Helena não interage com voz própria e nem precisa: o narrador se encarrega dos mergulhos (dor, loucura, assédio e violência), usando os fluxos de consciência com propriedade e intensidade. O resultado é um mergulho! Tome fôlego para ir fundo porque vale a pena.
Whisner Fraga não se poupa e nem ao leitor da exposição sincera de confidências dolorosas, como em AMBIÇÃO, o angustiante conto que acompanha o sonho de um pai e de um menino, em ser astro de futebol.
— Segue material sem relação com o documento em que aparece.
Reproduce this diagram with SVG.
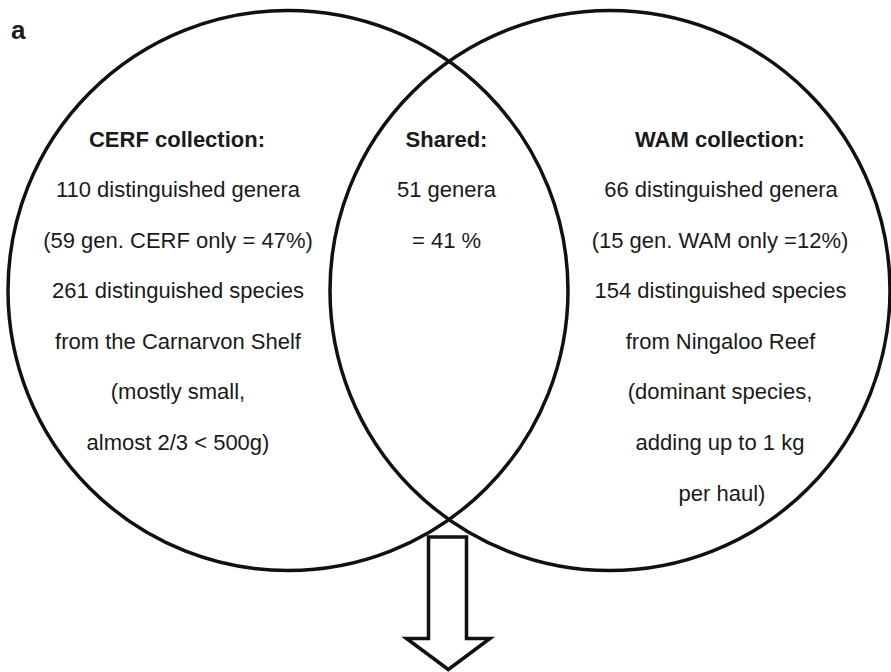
<svg xmlns="http://www.w3.org/2000/svg" width="891" height="672" viewBox="0 0 891 672">
  <style>
    .ring { fill: none; stroke: #111; stroke-width: 3.5; }
    .arrow { fill: #fff; stroke: #111; stroke-width: 3.5; stroke-linejoin: miter; }
    text { font-family: "Liberation Sans", Arial, Helvetica, sans-serif; font-size: 22px; fill: #1a1a1a; text-anchor: middle; }
    .head { font-weight: bold; }
    .panel { font-weight: bold; font-size: 26px; text-anchor: start; }
  </style>
  <rect width="891" height="672" fill="#fff"/>
  <text class="panel" x="11" y="39">a</text>

  <g id="cerf">
    <circle class="ring" cx="288" cy="290.5" r="280"/>
    <text class="head" x="177" y="147">CERF collection:</text>
    <text x="178" y="197">110 distinguished genera</text>
    <text x="178" y="248">(59 gen. CERF only = 47%)</text>
    <text x="178" y="298">261 distinguished species</text>
    <text x="178" y="349">from the Carnarvon Shelf</text>
    <text x="178" y="399">(mostly small,</text>
    <text x="178" y="450">almost 2/3 &lt; 500g)</text>
  </g>

  <g id="wam">
    <circle class="ring" cx="610" cy="290.5" r="280"/>
    <text class="head" x="720" y="147">WAM collection:</text>
    <text x="721" y="197">66 distinguished genera</text>
    <text x="720" y="248">(15 gen. WAM only =12%)</text>
    <text x="720.5" y="298">154 distinguished species</text>
    <text x="720.5" y="349">from Ningaloo Reef</text>
    <text x="720" y="399">(dominant species,</text>
    <text x="720" y="450">adding up to 1 kg</text>
    <text x="722" y="501">per haul)</text>
  </g>

  <g id="shared">
    <text class="head" x="446.5" y="147">Shared:</text>
    <text x="446.5" y="197">51 genera</text>
    <text x="446.5" y="248">= 41 %</text>
  </g>

  <g id="connectors">
    <polygon class="arrow" points="428.5,537 466.5,537 466.5,638.5 490,638.5 448.3,669.5 406.5,638.5 428.5,638.5"/>
  </g>
</svg>
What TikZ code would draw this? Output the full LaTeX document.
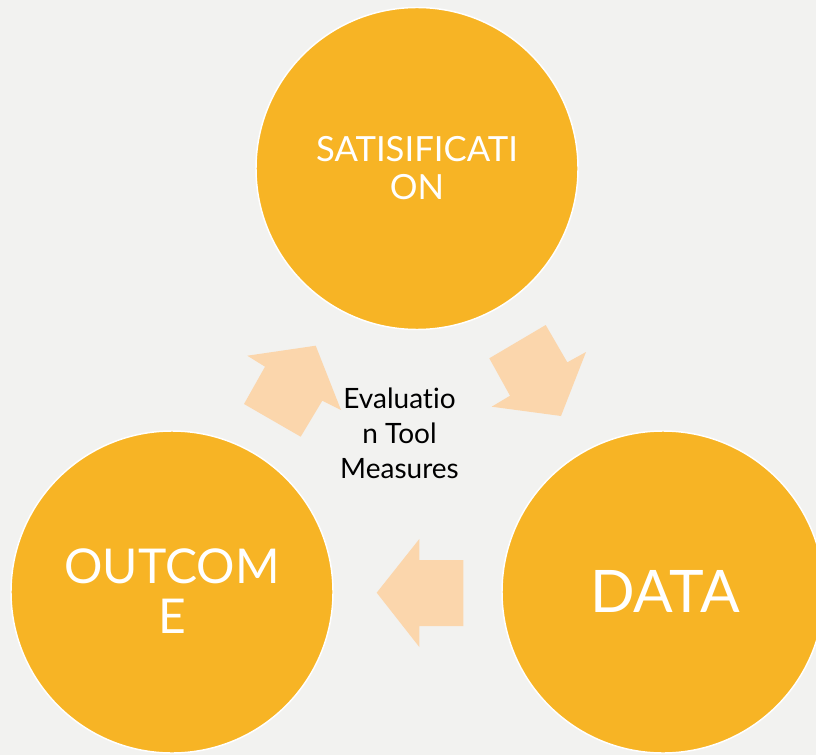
\documentclass[tikz,border=0pt]{standalone}
\usepackage{fontspec}
\setmainfont{Lato}[Ligatures={NoCommon,NoContextual}]
\usepackage{tikz}
\definecolor{gold}{HTML}{F7B425}
\definecolor{peach}{HTML}{FBD6AC}
\definecolor{paper}{HTML}{F2F2F0}

\begin{document}
\begin{tikzpicture}[line cap=round,line join=round,x=0.75pt,y=-0.75pt,
    bubble/.style={circle,fill=gold,draw=white,line width=1.1pt,minimum size=241.5pt,inner sep=0pt},
    chevron/.style={fill=peach,draw=none},
    bubbletext/.style={color=white,align=center,anchor=base,inner sep=0pt}]
                \clip (0,0) rectangle (816,755);
                \fill [paper] (0,0) rectangle (816,755);
                % circles
                \node [bubble] (sat) at (417,168.5) {};
                \node [bubble] (out) at (172,592) {};
                \node [bubble] (dat) at (663,592) {};
                % block arrows
                \fill [chevron] (247.3,355.7)-- (315.7,345.7)-- (341,410)-- (322.3,400.7)-- (300.7,436.7)-- (244,404)-- (265,366.7)-- cycle;
                \fill [chevron] (545.7,325)-- (567.3,362.3)-- (586,352)-- (561,416)-- (491.7,406.7)-- (510,395.7)-- (489.3,358.3)-- cycle;
                \fill [chevron] (419.3,539)-- (419.3,560)-- (463.3,560)-- (463.3,626)-- (419.3,626)-- (419.3,647)-- (376.7,592.7)-- cycle;
                % labels (base = last line)
                \node [bubbletext,font=\fontsize{26}{28.9}\selectfont] (satlabel) at (417,200) {SATISIFICATI\\ON};
                \node [bubbletext,font=\fontsize{36}{37.5}\selectfont] (outlabel) at (172,633) {OUTCOM\\E};
                \node [bubbletext,font=\fontsize{44}{50}\selectfont] (datlabel) at (665,612) {DATA};
                \node [bubbletext,color=black,font=\fontsize{21}{26}\selectfont] (evallabel) at (399.5,478) {Evaluatio\\n Tool\\Measures};
            \end{tikzpicture}
\end{document}
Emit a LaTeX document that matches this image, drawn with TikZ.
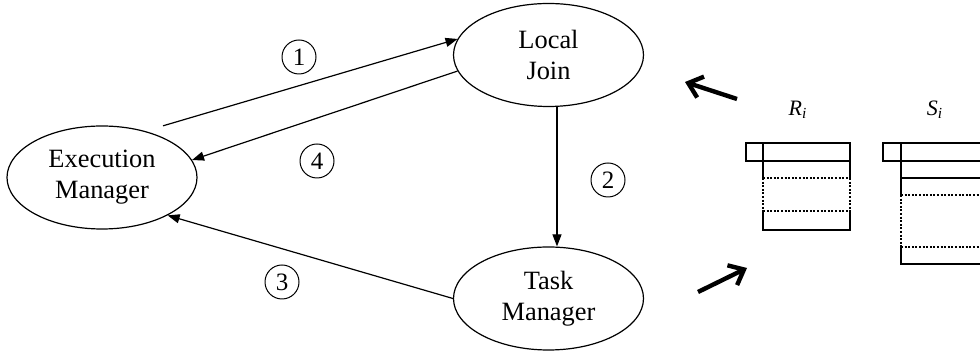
\documentclass[tikz,border=0pt]{standalone}
\usepackage{fontspec}
\setmainfont{Liberation Serif}
\usetikzlibrary{arrows.meta,shapes.geometric}
\begin{document}
\begin{tikzpicture}[x=0.5pt,y=-0.5pt,
  proc/.style={ellipse,draw,line width=0.6pt,minimum width=95pt,minimum height=51.5pt,inner sep=0pt,align=center,font=\fontsize{13.2}{15.5}\selectfont},
  num/.style={circle,draw,line width=0.5pt,minimum size=17pt,inner sep=0pt,font=\fontsize{12.5}{14}\selectfont},
  arr/.style={line width=0.6pt,-{Triangle[length=6pt,width=4.5pt]}},
  fat/.style={line width=2.2pt,-{Straight Barb[length=6.5pt,width=11pt,line width=2.2pt]}},
  tab/.style={line width=0.8pt},
  dtab/.style={line width=1pt,dash pattern=on 1pt off 0.8pt}]
\useasboundingbox (0,0) rectangle (980,351);
\clip (0,0) rectangle (980,351);
% processes
\node[proc] (EM) at (102,177.5) {Execution\\Manager};
\node[proc] (LJ) at (548.5,55) {Local\\Join};
\node[proc] (TM) at (548.5,298.5) {Task\\Manager};
% connectors
\draw[arr,shorten <=9.25pt] (EM.47.5) -- (LJ.170);
\draw[arr] (LJ.190) -- (EM.11);
\draw[arr] (TM.180) -- (EM.-30);
\draw[arr] ([xshift=4.25pt]LJ.south) -- ([xshift=4.25pt]TM.north);
% step numbers
\node[num] (n1) at (299,57) {1};
\node[num] (n2) at (608,180) {2};
\node[num] (n3) at (282,282) {3};
\node[num] (n4) at (317,161) {4};
% thick arrows
\coordinate (fa1s) at (737,99);
\coordinate (fa1e) at (685,82);
\coordinate (fa2s) at (698,292);
\coordinate (fa2e) at (747,268);
\draw[fat] (fa1s) -- (fa1e);
\draw[fat] (fa2s) -- (fa2e);
% labels
\node[font=\fontsize{11}{12}\selectfont] (Rl) at (798,110) {\textit{R}\textsubscript{\textit{i}}};
\node[font=\fontsize{11}{12}\selectfont] (Sl) at (935,110) {\textit{S}\textsubscript{\textit{i}}};
% R table
\draw[tab] (746,143) rectangle (763,161);
\draw[tab] (763,143) rectangle (850,161);
\draw[tab] (763,178) -- (763,161) -- (850,161) -- (850,178);
\draw[dtab] (763,178) -- (850,178);
\draw[dtab] (763,178) -- (763,211);
\draw[dtab] (850,178) -- (850,211);
\draw[dtab] (763,211) -- (850,211);
\draw[tab] (763,211) -- (763,230) -- (850,230) -- (850,211);
% S table
\draw[tab] (883,143) rectangle (901,161);
\draw[tab] (901,143) rectangle (990,161);
\draw[tab] (901,161) rectangle (990,178);
\draw[tab] (901,195) -- (901,178) -- (990,178);
\draw[dtab] (901,195) -- (990,195);
\draw[dtab] (901,195) -- (901,247);
\draw[dtab] (901,247) -- (990,247);
\draw[tab] (901,247) -- (901,264) -- (990,264);
\end{tikzpicture}
\end{document}
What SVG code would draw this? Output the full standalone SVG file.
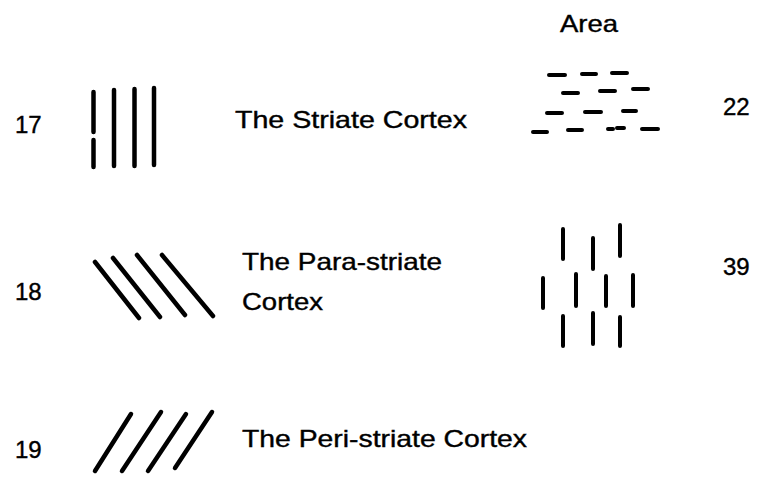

Em JARDIM PROVISÓRIO o conto inicia com a conclusão que “a felicidade, helena, é um projeto em construção” para acessar lembranças esparsas, “partes de uma história avariada por eletrochoques”.
“a esperança, helena, é um complô de desejos,”
Chegamos ao que considero o meu conto preferido da seleção, alçado por mim à categoria “caramba! esse é especial”: SOPRO, narrado em primeira pessoa como a maioria dos contos aqui publicados, apresenta a despedida de dois amigos, um deles doente, exausto.
Com um trecho desse conto fecho minhas “observações de leitura”, concluindo que Whisner Fraga sabe por onde prender o leitor, sem deixar chance de escape. O escritor dá a pista, provoca o interesse, o frisson e, com grande habilidade, o leitor vê sua curiosidade transformar-se na mais pura aflição.
O cara é bom!
“morria, morria muito, morria vagarosamente, pacientemente, meu amigo, até que me revela não recear a morte, helena, porque não tinha direito a esse luxo: não temeria o inevitável, e se subia quatro lances de escada, afoito, acanhado, duvidava de sua forma, pedia para que o livrassem da ferrugem a tragar seu oitavo de pulmão, e ofegava naquela escala, como se desafiasse a tropa de células que traíam seu corpo, e ele seguia levando seu deus taciturno, como se desejasse provar que há um negócio chamado fé, a dar conta de tudo e por isso não receava o fim: porque havia essa esperança de prorrogação, indefinida.”
O QUE DEVÍAMOS TER FEITO, Whisner Fraga, Patuá, 2020, São Paulo, 162 páginas.
Observações de leitura, por Sandra Abrano.